--- BEGIN Dataset extract ---

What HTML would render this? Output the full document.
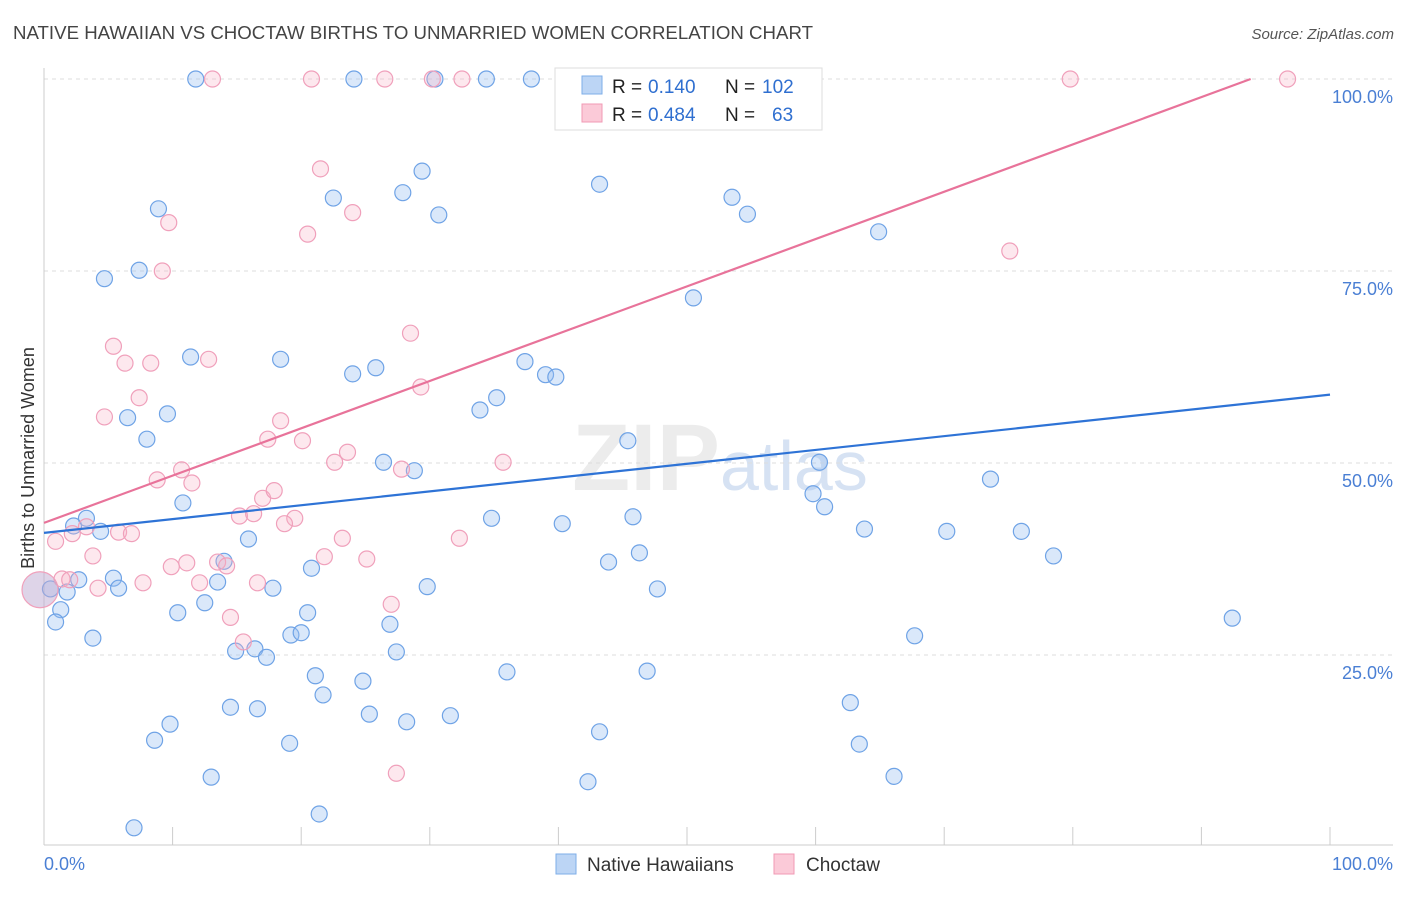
<!DOCTYPE html>
<html><head><meta charset="utf-8"><style>
body{margin:0;background:#fff;font-family:"Liberation Sans",sans-serif}
svg text{font-family:"Liberation Sans",sans-serif}
</style></head><body>
<svg id="chart" width="1406" height="892" viewBox="0 0 1406 892" xmlns="http://www.w3.org/2000/svg">
<text x="13" y="39" font-size="18" fill="#444" textLength="800" lengthAdjust="spacingAndGlyphs">NATIVE HAWAIIAN VS CHOCTAW BIRTHS TO UNMARRIED WOMEN CORRELATION CHART</text>
<text x="1394" y="39" font-size="15" fill="#555" text-anchor="end" font-style="italic">Source: ZipAtlas.com</text>
<text x="720" y="490" font-size="95" text-anchor="middle" fill="#ececec" font-family="Liberation Serif" font-weight="bold">ZIP<tspan fill="#d6e2f3" font-family="Liberation Sans" font-weight="normal" font-size="70">atlas</tspan></text>
<g id="grid"></g><g id="axes"></g><g id="pts"></g><g id="lines"></g>
<text transform="translate(34,458) rotate(-90)" font-size="18" fill="#333" text-anchor="middle">Births to Unmarried Women</text>
<g>
<rect x="555" y="68" width="267" height="62" fill="#fff" stroke="#ddd"/>
<rect x="582" y="76" width="20" height="18" fill="#bcd5f5" stroke="#7eaee8"/>
<rect x="582" y="104" width="20" height="18" fill="#fbcad8" stroke="#f09ab4"/>
<text x="612" y="93" font-size="19" fill="#222">R =</text>
<text x="648" y="93" font-size="19" fill="#2f6fd0">0.140</text>
<text x="725" y="93" font-size="19" fill="#222">N =</text>
<text x="762" y="93" font-size="19" fill="#2f6fd0">102</text>
<text x="612" y="121" font-size="19" fill="#222">R =</text>
<text x="648" y="121" font-size="19" fill="#2f6fd0">0.484</text>
<text x="725" y="121" font-size="19" fill="#222">N =</text>
<text x="772" y="121" font-size="19" fill="#2f6fd0">63</text>
</g>
<g>
<rect x="556" y="854" width="20" height="20" fill="#bcd5f5" stroke="#7eaee8"/>
<text x="587" y="871" font-size="19" fill="#333">Native Hawaiians</text>
<rect x="774" y="854" width="20" height="20" fill="#fbcad8" stroke="#f09ab4"/>
<text x="806" y="871" font-size="19" fill="#333">Choctaw</text>
</g>
</svg>
<script>
const yTicks=[25,50,75,100];
const yTickLabels=["25.0%","50.0%","75.0%","100.0%"];
const xTicks=[0,10,20,30,40,50,60,70,80,90,100];
const blueX=[11.8,24.1,34.4,37.9,30.4,41.5,44.6,51.9,8.9,22.5,27.9,29.4,30.7,43.2,53.5,54.7,64.9,4.7,7.4,50.5,11.4,18.4,24.0,25.8,37.4,39.0,39.8,6.5,9.6,8.0,33.9,35.2,45.4,26.4,28.8,60.3,73.6,10.8,59.8,60.7,2.3,3.3,4.4,15.9,34.8,40.3,45.8,63.8,70.2,76.0,46.3,43.9,78.5,14.0,20.8,5.4,2.7,5.8,13.5,17.8,29.8,47.7,1.8,0.5,1.3,0.9,10.4,12.5,20.5,3.8,19.2,20.0,26.9,67.7,92.4,14.9,16.4,17.3,27.4,36.0,46.9,21.1,24.8,21.7,14.5,16.6,25.3,28.2,31.6,62.7,9.8,8.6,19.1,43.2,63.4,13.0,42.3,66.1,7.0,21.4];
const blueY=[100,100,100,100,100,100,100,100,83.1,84.5,85.2,88.0,82.3,86.3,84.6,82.4,80.1,74.0,75.1,71.5,63.8,63.5,61.6,62.4,63.2,61.5,61.2,55.9,56.4,53.1,56.9,58.5,52.9,50.1,49.0,50.1,47.9,44.8,46.0,44.3,41.8,42.8,41.1,40.1,42.8,42.1,43.0,41.4,41.1,41.1,38.3,37.1,37.9,37.2,36.3,35.0,34.8,33.7,34.5,33.7,33.9,33.6,33.2,33.6,30.9,29.3,30.5,31.8,30.5,27.2,27.6,27.9,29.0,27.5,29.8,25.5,25.8,24.7,25.4,22.8,22.9,22.3,21.6,19.8,18.2,18.0,17.3,16.3,17.1,18.8,16.0,13.9,13.5,15.0,13.4,9.1,8.5,9.2,2.5,4.3];
const pinkX=[13.1,20.8,26.5,30.2,32.5,79.8,96.7,21.5,24.0,9.7,20.5,9.2,75.1,5.4,6.3,8.3,12.8,28.5,4.7,7.4,18.4,29.3,17.4,20.1,23.6,22.6,35.7,27.8,10.7,11.5,8.8,17.0,17.9,15.2,16.3,19.5,18.7,32.3,23.2,0.9,2.2,3.3,5.8,6.8,3.8,21.8,25.1,11.1,9.9,1.4,2.0,7.7,4.2,12.1,13.5,14.2,16.6,27.0,14.5,15.5,27.4,0];
const pinkY=[100,100,100,100,100,100,100,88.3,82.6,81.3,79.8,75.0,77.6,65.2,63.0,63.0,63.5,66.9,56.0,58.5,55.5,59.9,53.1,52.9,51.4,50.1,50.1,49.2,49.1,47.4,47.8,45.4,46.4,43.1,43.4,42.8,42.1,40.2,40.2,39.8,40.8,41.7,41.0,40.8,37.9,37.8,37.5,37.0,36.5,34.9,34.8,34.4,33.7,34.4,37.1,36.6,34.4,31.6,29.9,26.7,9.6,33.5];
const blueFit=[40.9,58.9];
const pinkFit=[42.2,103.8];
const X=v=>44+v*12.86, Y=v=>847-v*7.68;
const NS="http://www.w3.org/2000/svg";
function mk(t,a,p){const e=document.createElementNS(NS,t);for(const k in a)e.setAttribute(k,a[k]);p.appendChild(e);return e;}
const grid=document.getElementById('grid'),axes=document.getElementById('axes'),pts=document.getElementById('pts'),lines=document.getElementById('lines');
mk('line',{x1:44,y1:79,x2:1393,y2:79,stroke:'#ddd','stroke-dasharray':'4,4'},grid);
yTicks.forEach((t,i)=>{
 const l=mk('line',{x1:44,y1:Y(t),x2:1393,y2:Y(t),stroke:'#ddd','stroke-dasharray':'4,4'},grid);
 
 
 const tx=mk('text',{x:1393,y:Y(t)+24,'font-size':18,fill:'#4a7fd4','text-anchor':'end'},axes);
 tx.textContent=yTickLabels[i];
 
 
});
const ax=mk('line',{x1:44,y1:845,x2:1393,y2:845,stroke:'#ccc'},axes);


const ay=mk('line',{x1:44,y1:68,x2:44,y2:845,stroke:'#ccc'},axes);


xTicks.forEach(t=>{const l=mk('line',{x1:X(t),y1:827,x2:X(t),y2:845,stroke:'#ccc'},axes);
 
 });
const x0=mk('text',{x:44,y:870,'font-size':18,fill:'#4a7fd4'},axes);x0.textContent='0.0%';


const x1=mk('text',{x:1393,y:870,'font-size':18,fill:'#4a7fd4','text-anchor':'end'},axes);x1.textContent='100.0%';


blueX.forEach((v,i)=>{const c=mk('circle',{cx:X(v),cy:Y(blueY[i]),r:8,fill:'rgba(150,190,240,0.35)',stroke:'#6fa3e6','stroke-width':1.2},pts);
 
 });
pinkX.forEach((v,i)=>{const big=i===pinkX.length-1;const c=mk('circle',{cx:X(v)-(big?4:0),cy:Y(pinkY[i]),r:big?18:8,fill:big?'rgba(190,170,210,0.5)':'rgba(248,180,200,0.3)',stroke:'#f0a0bb','stroke-width':1.2},pts);
 
 });
const bl=mk('line',{x1:X(0),y1:Y(blueFit[0]),x2:X(100),y2:Y(blueFit[1]),stroke:'#2e73d6','stroke-width':2.2},lines);


const xe=(100-pinkFit[0])/(pinkFit[1]-pinkFit[0])*100;
const pl=mk('line',{x1:X(0),y1:Y(pinkFit[0]),x2:X(xe),y2:Y(100),stroke:'#e8739a','stroke-width':2.2},lines);


</script>
</body></html>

--- END Dataset extract ---

## [Goal]
Pick out each line in the material containing "document".

## [Exercise output]
What HTML would render this? Output the full document.
function mk(t,a,p){const e=document.createElementNS(NS,t);for(const k in a)e.setAttribute(k,a[k]);p.appendChild(e);return e;}
const grid=document.getElementById('grid'),axes=document.getElementById('axes'),pts=document.getElementById('pts'),lines=document.getElementById('lines');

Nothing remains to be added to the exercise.